Far be it from me to tell my Muslim sisters of the Andolan what stance to take, but surely getting the support of the state government of Uttar Pradesh for the abolition of the pernicious practice would be an important alliance? Overlook ideology and make democratic alliances to achieve a desirable goal? Sup with the devil when the cupboard is bare? Perhaps! 

It is inevitable that Muslim clerics and sections of the male Muslim population will characterise Modiji’s appeal and the intention to introduce a uniform civil code as an extension of the Hindutva agenda which they will say erodes the religious rights of minorities. They would be, in wider international terms, isolated and even wrong. The practice of triple talaq, though it is said to be rooted in scriptures, is not uniformly accepted as a sanctioned practice in the Muslim world. It is hotly contested in some countries and India is one of only a handful of countries in which it is legally enforceable. The Indian civil code would be catching up with more progressive Muslim and multi-religious societies by abolishing the practice. 

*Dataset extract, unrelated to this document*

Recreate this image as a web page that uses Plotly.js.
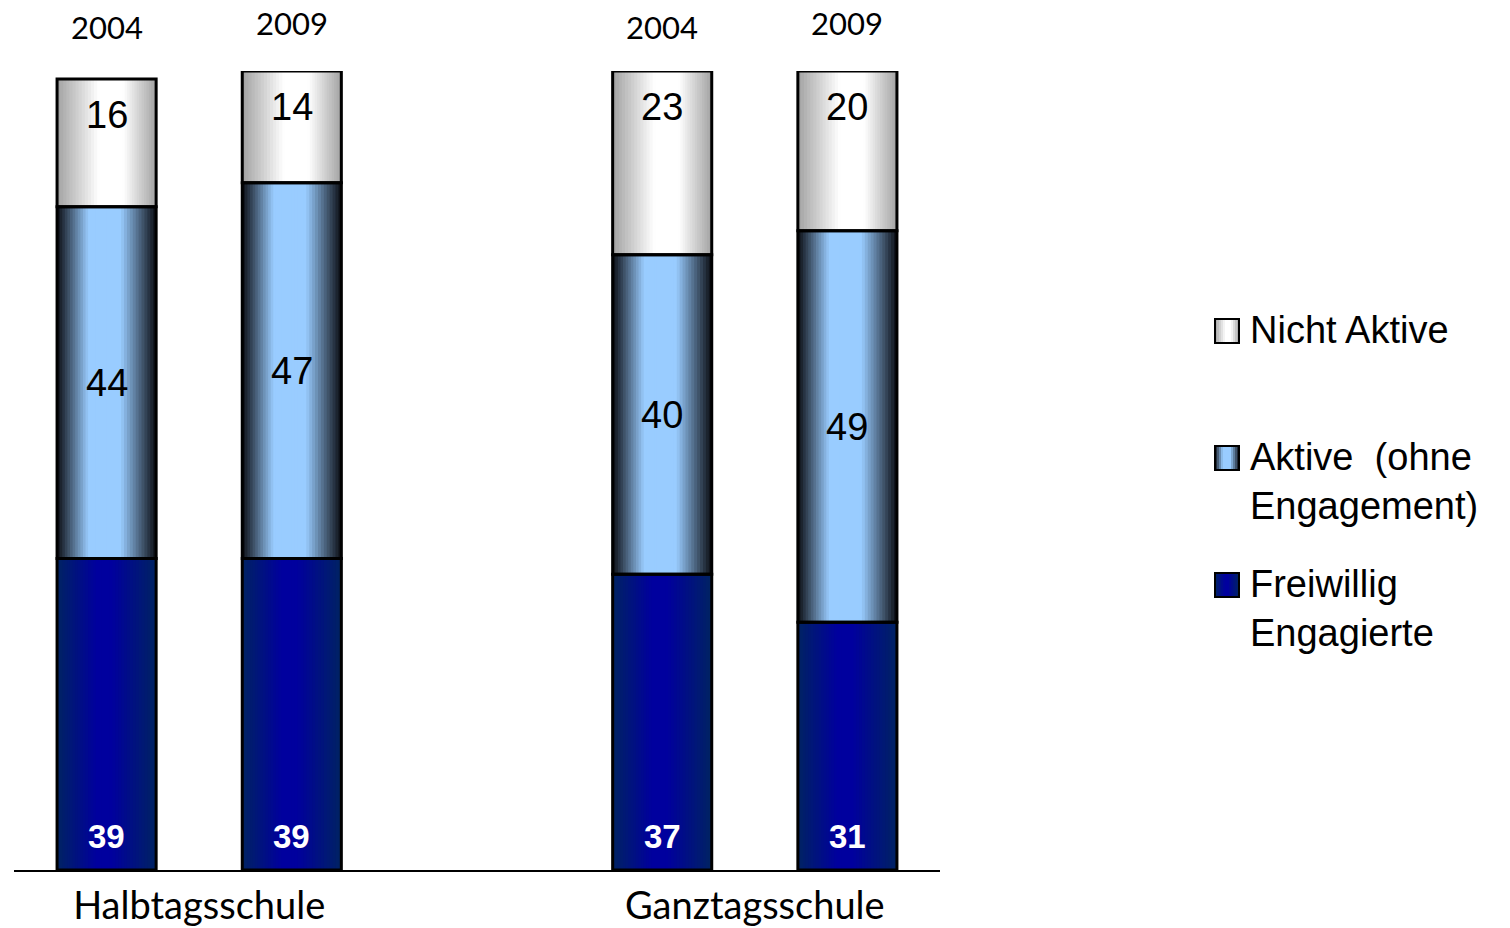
<!DOCTYPE html>
<html>
<head>
<meta charset="utf-8">
<script src="https://cdn.plot.ly/plotly-3.0.1.min.js"></script>
<style>html,body{margin:0;padding:0;background:#ffffff;}</style>
</head>
<body>
<div id="chart" style="width:1510px;height:928px;"></div>
<script>
// Survey shares (%) by school type and year
const years = ['2004', '2009', '2004', '2009'];
const groups = ['Halbtagsschule', 'Ganztagsschule'];
const seriesNames = ['Freiwillig Engagierte', 'Aktive (ohne Engagement)', 'Nicht Aktive'];
const legendLabels = ['Freiwillig<br>Engagierte', 'Aktive&nbsp; (ohne<br>Engagement)', 'Nicht Aktive'];
const freiwillig = [39, 39, 37, 31];
const aktive = [44, 47, 40, 49];
const nichtAktive = [16, 14, 23, 20];

// ---- page geometry ----
const W = 1510, H = 928;
const M = {l: 14, r: 570, t: 71, b: 58};
const plotW = W - M.l - M.r, plotH = H - M.t - M.b;
const px2x = px => (px - M.l) / plotW;          // pixel -> paper x
const py2y = py => (H - M.b - py) / plotH;      // pixel -> paper y

// two year slots per school type, one empty slot between the types
const xpos = years.map((_, i) => Math.floor(i / 2) * 3 + (i % 2));
const groupCenters = groups.map((_, g) => g * 3 + 0.5);
const barW = 0.535;

const series = [freiwillig, aktive, nichtAktive];
const bases = series.map((_, s) =>
  xpos.map((_, i) => series.slice(0, s).reduce((acc, arr) => acc + arr[i], 0)));

// horizontal shading of each series: edge colour -> peak colour at position `at`,
// `flat` widens the bright plateau around the peak
const shading = [
  {edge: [0, 34, 100], peak: [0, 0, 158], at: 0.47, flat: 1.15},
  {edge: [16, 20, 28], peak: [153, 204, 255], at: 0.47, flat: 1.45},
  {edge: [165, 165, 165], peak: [255, 255, 255], at: 0.56, flat: 1.3}
];
const mix = (a, b, t) => 'rgb(' + a.map((v, k) => Math.round(v + (b[k] - v) * t)).join(',') + ')';
const ramp = (t, sh) => Math.min(1, t * sh.flat);

const BANDS = 18;
const traces = [];

// gradient bands: nested bars shrinking towards the shading peak
series.forEach((vals, s) => {
  const sh = shading[s];
  for (let k = 0; k < BANDS; k++) {
    const f = k / BANDS;
    const left = -barW / 2 + f * sh.at * barW;
    traces.push({
      type: 'bar', x: xpos, y: vals, base: bases[s],
      width: barW * (1 - f), offset: left,
      marker: {color: mix(sh.edge, sh.peak, ramp(k / (BANDS - 1), sh)), line: {width: 0}},
      hoverinfo: 'skip', showlegend: false
    });
  }
});

// outlined segments on top of the shading
series.forEach((vals, s) => {
  traces.push({
    type: 'bar', x: xpos, y: vals, base: bases[s], name: seriesNames[s],
    width: barW, offset: -barW / 2,
    marker: {color: 'rgba(0,0,0,0)', line: {color: '#000000', width: 3}},
    hovertemplate: '%{y}<extra>' + seriesNames[s] + '</extra>',
    showlegend: false
  });
});

const valueFont = 'Liberation Sans, Arial, sans-serif';
const annotations = [];

// value labels: bottom segment near the base, middle centred, top near the top
series.forEach((vals, s) => {
  vals.forEach((v, i) => {
    const a = {x: xpos[i], xref: 'x', yref: 'y', text: String(v), showarrow: false,
               xanchor: 'center', yanchor: 'middle'};
    if (s === 0) {
      a.y = bases[s][i]; a.yshift = 34;
      a.font = {family: valueFont, size: 33, color: '#ffffff', weight: 'bold'};
    } else if (s === 1) {
      a.y = bases[s][i] + v / 2;
      a.font = {family: valueFont, size: 38, color: '#000000'};
    } else {
      a.y = bases[s][i] + v; a.yshift = -36;
      a.font = {family: valueFont, size: 38, color: '#000000'};
    }
    annotations.push(a);
  });
});

// year labels above the bars
years.forEach((yr, i) => {
  annotations.push({x: xpos[i], xref: 'x', y: py2y(i % 2 ? 23 : 27), yref: 'paper',
    text: yr, showarrow: false, xanchor: 'center', yanchor: 'middle',
    font: {family: 'Lato, sans-serif', size: 31, color: '#000000'}});
});

// legend drawn beside the plot: shaded swatch + label, top entry = top segment
const shapes = [];
const legendTop = 331, legendStep = 127, swL = 1215, swSize = 24, SLICES = 12;
seriesNames.slice().reverse().forEach((nm, r) => {
  const s = seriesNames.length - 1 - r;
  const sh = shading[s];
  const cy = legendTop + r * legendStep;
  for (let j = 0; j < SLICES; j++) {
    const u = (j + 0.5) / SLICES;
    const t = u < sh.at ? u / sh.at : (1 - u) / (1 - sh.at);
    shapes.push({type: 'rect', xref: 'paper', yref: 'paper',
      x0: px2x(swL + j * swSize / SLICES), x1: px2x(swL + (j + 1) * swSize / SLICES + 0.5),
      y0: py2y(cy + swSize / 2), y1: py2y(cy - swSize / 2),
      fillcolor: mix(sh.edge, sh.peak, ramp(t, sh)), line: {width: 0}});
  }
  shapes.push({type: 'rect', xref: 'paper', yref: 'paper',
    x0: px2x(swL), x1: px2x(swL + swSize), y0: py2y(cy + swSize / 2), y1: py2y(cy - swSize / 2),
    fillcolor: 'rgba(0,0,0,0)', line: {color: '#000000', width: 2}});
  annotations.push({x: px2x(1248), xref: 'paper', y: py2y(cy - 24), yref: 'paper',
    text: legendLabels[s], showarrow: false, xanchor: 'left', yanchor: 'top', align: 'left',
    font: {family: valueFont, size: 38, color: '#000000'}});
});

const layout = {
  width: W, height: H,
  margin: M,
  paper_bgcolor: '#ffffff', plot_bgcolor: '#ffffff',
  barmode: 'overlay',
  showlegend: false,
  xaxis: {range: [-0.5, 4.5], showgrid: false, zeroline: false,
          showline: true, linecolor: '#000000', linewidth: 2,
          ticks: '', tickvals: groupCenters, ticktext: groups, ticklabelstandoff: 1,
          tickfont: {family: 'Lato, sans-serif', size: 38, color: '#000000'}, fixedrange: true},
  yaxis: {range: [0, 100], visible: false, fixedrange: true},
  annotations: annotations,
  shapes: shapes
};

Plotly.newPlot('chart', traces, layout, {displayModeBar: false});
</script>
</body>
</html>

The most startling objection reported in the UK press is the contention of some Indian Muslim clerics that the consequent avoidance of paying alimony to the divorced women is a safety valve that prevents estranged marriages from ending in their murder. 

The frightening thing about such an outrageous statement is that the statistics of what has become known as “honour killings” in the subcontinent make such murders a distinct possibility. 

According to non-governmental organisations, 20,000 murders labelled as “honour killings” take place internationally each year and a fourth or fifth of these occur in India. It is certainly imaginable that the impulse that results in the killing of women for some notion, however primitive, of family honour, can transfer to murderous intentions in disaffected or broken marriages.

However daunting the possibility of “talaq murders”, it must not stand in the way of the abolition of a universal indignity and gender humiliation. That would be like saying if Hindu widows didn’t commit sati, the husband’s families would murder them. Does that happen?